# Context-free Word Embeddings

Before transformers, the state of the art in context-free embeddings was [GloVe](https://nlp.stanford.edu/projects/glove/).  You can download various sizes of embeddings from that page.

You can download the code [here](https://github.com/stanfordnlp/GloVe), but it requires compilation.  There are some demo Python scripts that come with it.

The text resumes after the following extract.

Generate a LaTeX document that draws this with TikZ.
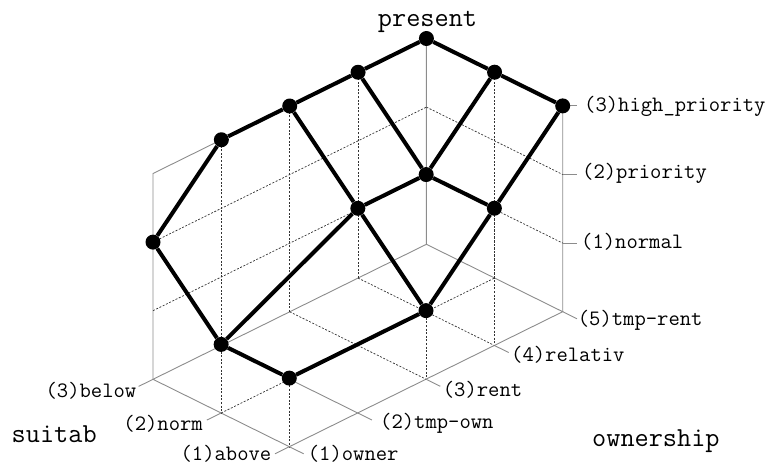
\documentclass[tikz,border=0pt]{standalone}
\usepackage{fontspec}
\usetikzlibrary{backgrounds}
\begin{document}
\begin{tikzpicture}[x=1pt,y=1pt,
  lab/.style={font=\ttfamily\fontsize{22}{24}\selectfont, inner sep=0pt},
  ttl/.style={font=\ttfamily\fontsize{27.5}{30}\selectfont, inner sep=0pt},
  dot/.style={circle, fill=black, minimum size=15pt, inner sep=0pt},
  edge/.style={line width=4pt, black},
  frame/.style={black!45, line width=0.9pt},
  hid/.style={black!80, line width=0.7pt, dash pattern=on 2pt off 1.6pt},
  tick/.style={black!45, line width=0.9pt}]
\useasboundingbox (0,0) rectangle (770,-466);
\begin{scope}[shift={(289.1pt,-514.15pt)}, x={(68.35pt,33.75pt)}, y={(-68.15pt,33.7pt)}, z={(0pt,68.6pt)}]
  % lattice nodes (ownership, suitab, present)
  \node[dot] (nA) at (1,1,1) {};
  \node[dot] (nB) at (1,2,1) {};
  \node[dot] (nC) at (1,3,2) {};
  \node[dot] (nD) at (2,3,3) {};
  \node[dot] (nE) at (3,3,3) {};
  \node[dot] (nF) at (4,3,3) {};
  \node[dot] (nG) at (5,3,3) {};
  \node[dot] (nH) at (5,2,3) {};
  \node[dot] (nI) at (5,1,3) {};
  \node[dot] (nJ) at (3,2,2) {};
  \node[dot] (nK) at (4,2,2) {};
  \node[dot] (nL) at (4,1,2) {};
  \node[dot] (nM) at (3,1,1) {};
  % axis anchor points
  \coordinate (s1) at (1,1,0); \coordinate (s2) at (1,2,0); \coordinate (s3) at (1,3,0);
  \coordinate (o1) at (1,1,0); \coordinate (o2) at (2,1,0); \coordinate (o3) at (3,1,0);
  \coordinate (o4) at (4,1,0); \coordinate (o5) at (5,1,0);
  \coordinate (p1) at (5,1,1); \coordinate (p2) at (5,1,2); \coordinate (p3) at (5,1,3);
  \coordinate (ts1) at (0.79,1,0); \coordinate (ts2) at (0.79,2,0); \coordinate (ts3) at (0.79,3,0);
  \foreach \o in {1,...,5} {\coordinate (to\o) at (\o,0.79,0);}
  \begin{scope}[on background layer]
    % box frame
    \draw[frame] (1,3,0) -- (1,3,3) -- (5,3,3) -- (5,3,0);
    \draw[frame] (5,3,3) -- (5,1,3) -- (5,1,0);
    \draw[frame] (1,1,0) -- (5,1,0) -- (5,3,0) -- (1,3,0) -- cycle;
    \draw[frame] (2,3,0) -- (2,1,0);
    % hidden grid lines
    \draw[hid] (3,3,0) -- (3,1,0);
    \draw[hid] (4,3,0) -- (4,1,0);
    \draw[hid] (1,2,0) -- (5,2,0);
    \foreach \o in {2,3,4} {\draw[hid] (\o,3,0) -- (\o,3,3);}
    \foreach \p in {1,2} {\draw[hid] (1,3,\p) -- (5,3,\p); \draw[hid] (5,3,\p) -- (5,1,\p);}
    \draw[hid] (5,2,0) -- (5,2,3);
    % drop lines
    \draw[hid] (nA.center) -- (1,1,0);
    \draw[hid] (nB.center) -- (1,2,0);
    \draw[hid] (nM.center) -- (3,1,0);
    \draw[hid] (nL.center) -- (4,1,0);
    % ticks
    \foreach \s in {1,2,3} {\draw[tick] (s\s) -- (ts\s);}
    \foreach \o in {1,...,5} {\draw[tick] (o\o) -- (to\o);}
    \foreach \p in {1,2,3} {\draw[tick] (p\p) -- ++(14pt,0);}
  \end{scope}
  % lattice edges
  \draw[edge] (nA) -- (nB);
  \draw[edge] (nA) -- (nM);
  \draw[edge] (nB) -- (nC);
  \draw[edge] (nB) -- (nJ);
  \draw[edge] (nC) -- (nD);
  \draw[edge] (nD) -- (nE);
  \draw[edge] (nE) -- (nF);
  \draw[edge] (nF) -- (nG);
  \draw[edge] (nG) -- (nH);
  \draw[edge] (nH) -- (nI);
  \draw[edge] (nE) -- (nJ);
  \draw[edge] (nF) -- (nK);
  \draw[edge] (nJ) -- (nK);
  \draw[edge] (nJ) -- (nM);
  \draw[edge] (nK) -- (nH);
  \draw[edge] (nK) -- (nL);
  \draw[edge] (nL) -- (nI);
  \draw[edge] (nM) -- (nL);
\end{scope}
% labels
\node[lab, anchor=east] (lbelow) at (136.5,-390.8) {(3)below};
\node[lab, anchor=east] (lnorm) at (203,-424) {(2)norm};
\node[lab, anchor=east] (labove) at (271.5,-453.5) {(1)above};
\node[lab, anchor=west] (lowner) at (307.7,-453.5) {(1)owner};
\node[lab, anchor=west] (ltmpown) at (380,-423.3) {(2)tmp-own};
\node[lab, anchor=west] (lrent) at (442.7,-389.3) {(3)rent};
\node[lab, anchor=west] (lrelativ) at (511,-355) {(4)relativ};
\node[lab, anchor=west] (ltmprent) at (577.7,-320.7) {(5)tmp-rent};
\node[lab, anchor=west] (lnormal) at (581,-242) {(1)normal};
\node[lab, anchor=west] (lpriority) at (582,-173.3) {(2)priority};
\node[lab, anchor=west] (lhigh) at (584,-106) {(3)high\_priority};
\node[ttl, anchor=base] (tpresent) at (427.5,-26) {present};
\node[ttl, anchor=base] (tsuitab) at (54.2,-442.7) {suitab};
\node[ttl, anchor=base] (townership) at (655.9,-446.7) {ownership};
\end{tikzpicture}
\end{document}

But we will use the embeddings directly, following [this blog](https://medium.com/analytics-vidhya/basics-of-using-pre-trained-glove-vectors-in-python-d38905f356db)



In [1]:
import numpy as np
from scipy import spatial
import matplotlib.pyplot as plt
from sklearn.manifold import TSNE

In [6]:
embeddings_dict = {}
glove_path = "/Users/dkl0pjh/ML/tools/GloVe/glove.840B.300d.txt"

In [None]:
!ls -lh {glove_path}

In [None]:
with open(glove_path, 'r', encoding="utf-8") as f:
    for line in f:
        values = line.split()
        word = values[0]
        try:
            vector = np.asarray(values[1:], "float32")
        except:
            pass
#             print(line)
        embeddings_dict[word] = vector

In [None]:
bad_keys = []
for key in embeddings_dict.keys():
    if embeddings_dict[key].shape[0] != 300:
        print(key)
        bad_keys.append(key)
for key in bad_keys:
    del embeddings_dict[key]

In [None]:
def find_closest_embeddings(embedding):
    return sorted(embeddings_dict.keys(), 
                  key=lambda word: spatial.distance.euclidean(embeddings_dict[word], embedding))

In [None]:
def find_closest_embeddings2(embedding):
    return sorted(embeddings_dict.keys(), 
                  key=lambda word: spatial.distance.cosine(embeddings_dict[word], embedding))

In [None]:
find_closest_embeddings(embeddings_dict["king"])[0:6]

In [None]:
find_closest_embeddings2(embeddings_dict["king"])[1:6]

In [7]:
target = embeddings_dict["Paris"] - embeddings_dict["France"] + embeddings_dict["England"]
target

KeyError: 'Paris'

In [None]:
find_closest_embeddings(target)[:5]

In [None]:
find_closest_embeddings2(target)[:5]

In [None]:
def make_analogy (words, cosine=False):
    target = embeddings_dict[words[1]] - embeddings_dict[words[0]] + embeddings_dict[words[2]]
    if cosine:
        closest = find_closest_embeddings2(target)
    else:
        closest = find_closest_embeddings(target)
    for w in closest:
        if not w in words:
            analogy = w
            break
    print(f"{words[0]} is to {words[1]} as {words[2]} is to {analogy}")

In [None]:
make_analogy(['Paris', 'France', 'London'])

In [None]:
make_analogy(['man', 'woman', 'uncle'])

In [None]:
make_analogy(['man', 'woman', 'doctor'])

In [None]:
make_analogy(['head', 'body', 'roof'])

In [None]:
make_analogy(['head', 'body', 'roof'], True)

In [None]:
make_analogy(['body', 'head', 'house'])

In [None]:
make_analogy(['body', 'head', 'house'], True)

In [None]:
make_analogy(['cold', 'ice', 'heat'])

## Plotting with t-SNE and PCA

In [3]:
words = ['man', 'woman', 'king', 'queen', 'aunt', 'uncle', 'ice', 'water', 'steam']

In [8]:
vectors = [embeddings_dict[word] for word in words]

KeyError: 'man'

In [None]:
vectors

In [None]:
tsne = TSNE(n_components=2, perplexity=3)
vectors = [embeddings_dict[word] for word in words]
Y = tsne.fit_transform(vectors)

plt.scatter(Y[:, 0], Y[:, 1])
for label, x, y in zip(words, Y[:, 0], Y[:, 1]):
    plt.annotate(label, xy=(x, y), xytext=(0, 0), textcoords="offset points")
plt.show()

In [None]:
from sklearn.decomposition import PCA
Y = PCA(n_components=2).fit_transform(vectors)

In [None]:
plt.scatter(Y[:, 0], Y[:, 1])
for label, x, y in zip(words, Y[:, 0], Y[:, 1]):
    plt.annotate(label, xy=(x, y), xytext=(0, 0), textcoords="offset points")
plt.show()